● **Provided records**:
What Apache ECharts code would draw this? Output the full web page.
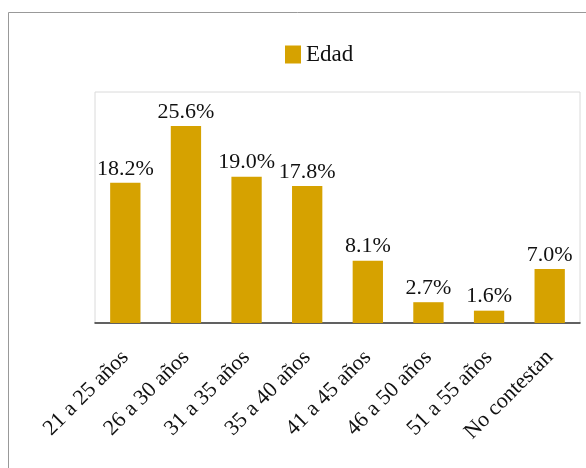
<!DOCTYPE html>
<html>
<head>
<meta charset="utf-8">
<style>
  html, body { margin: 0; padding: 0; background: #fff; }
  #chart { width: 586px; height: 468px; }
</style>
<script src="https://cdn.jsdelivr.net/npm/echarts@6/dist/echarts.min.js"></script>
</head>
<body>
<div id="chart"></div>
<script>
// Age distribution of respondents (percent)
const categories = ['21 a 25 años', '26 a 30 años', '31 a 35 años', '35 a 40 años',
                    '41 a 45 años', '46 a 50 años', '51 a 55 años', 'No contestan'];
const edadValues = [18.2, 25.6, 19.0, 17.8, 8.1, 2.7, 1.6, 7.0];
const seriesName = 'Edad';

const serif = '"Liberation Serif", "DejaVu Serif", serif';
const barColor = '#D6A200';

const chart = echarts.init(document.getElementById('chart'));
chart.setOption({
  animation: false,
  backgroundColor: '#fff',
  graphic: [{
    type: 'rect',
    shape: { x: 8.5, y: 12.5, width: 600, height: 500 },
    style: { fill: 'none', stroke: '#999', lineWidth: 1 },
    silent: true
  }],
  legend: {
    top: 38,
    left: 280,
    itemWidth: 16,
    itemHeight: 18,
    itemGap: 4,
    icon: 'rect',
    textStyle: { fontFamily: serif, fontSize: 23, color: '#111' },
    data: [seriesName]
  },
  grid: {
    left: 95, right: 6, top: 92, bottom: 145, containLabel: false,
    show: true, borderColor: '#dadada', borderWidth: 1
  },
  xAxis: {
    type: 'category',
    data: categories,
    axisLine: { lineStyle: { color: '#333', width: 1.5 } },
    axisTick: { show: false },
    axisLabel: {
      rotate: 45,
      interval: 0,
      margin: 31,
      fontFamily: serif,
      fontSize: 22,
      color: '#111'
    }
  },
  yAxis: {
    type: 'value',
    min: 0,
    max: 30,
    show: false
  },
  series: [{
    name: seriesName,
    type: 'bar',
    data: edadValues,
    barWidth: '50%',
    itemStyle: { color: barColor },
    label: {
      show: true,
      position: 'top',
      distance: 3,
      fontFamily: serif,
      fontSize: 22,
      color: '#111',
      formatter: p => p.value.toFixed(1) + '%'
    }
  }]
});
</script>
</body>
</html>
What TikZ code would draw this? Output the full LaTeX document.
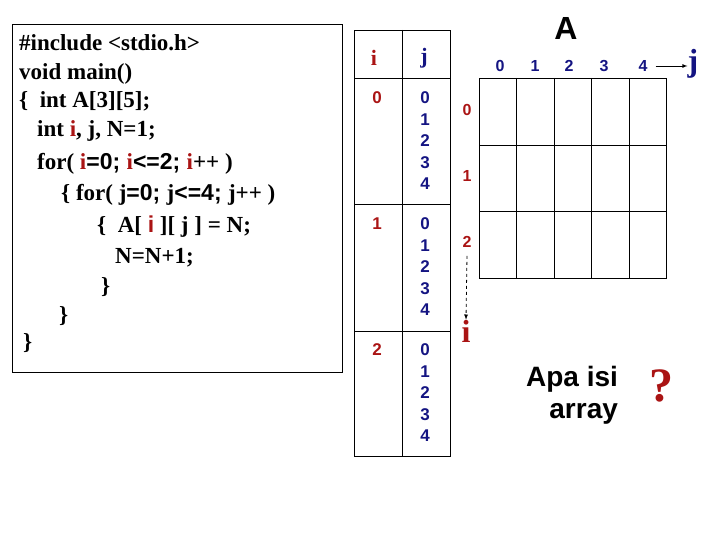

● **Request**:
Set down again, exactly, the lines of the material above from its first line to the one with "const barColor = '#D6A200';", inclusive. Leave the pictures out.

● **Correct answer**:
What Apache ECharts code would draw this? Output the full web page.
<!DOCTYPE html>
<html>
<head>
<meta charset="utf-8">
<style>
  html, body { margin: 0; padding: 0; background: #fff; }
  #chart { width: 586px; height: 468px; }
</style>
<script src="https://cdn.jsdelivr.net/npm/echarts@6/dist/echarts.min.js"></script>
</head>
<body>
<div id="chart"></div>
<script>
// Age distribution of respondents (percent)
const categories = ['21 a 25 años', '26 a 30 años', '31 a 35 años', '35 a 40 años',
                    '41 a 45 años', '46 a 50 años', '51 a 55 años', 'No contestan'];
const edadValues = [18.2, 25.6, 19.0, 17.8, 8.1, 2.7, 1.6, 7.0];
const seriesName = 'Edad';

const serif = '"Liberation Serif", "DejaVu Serif", serif';
const barColor = '#D6A200';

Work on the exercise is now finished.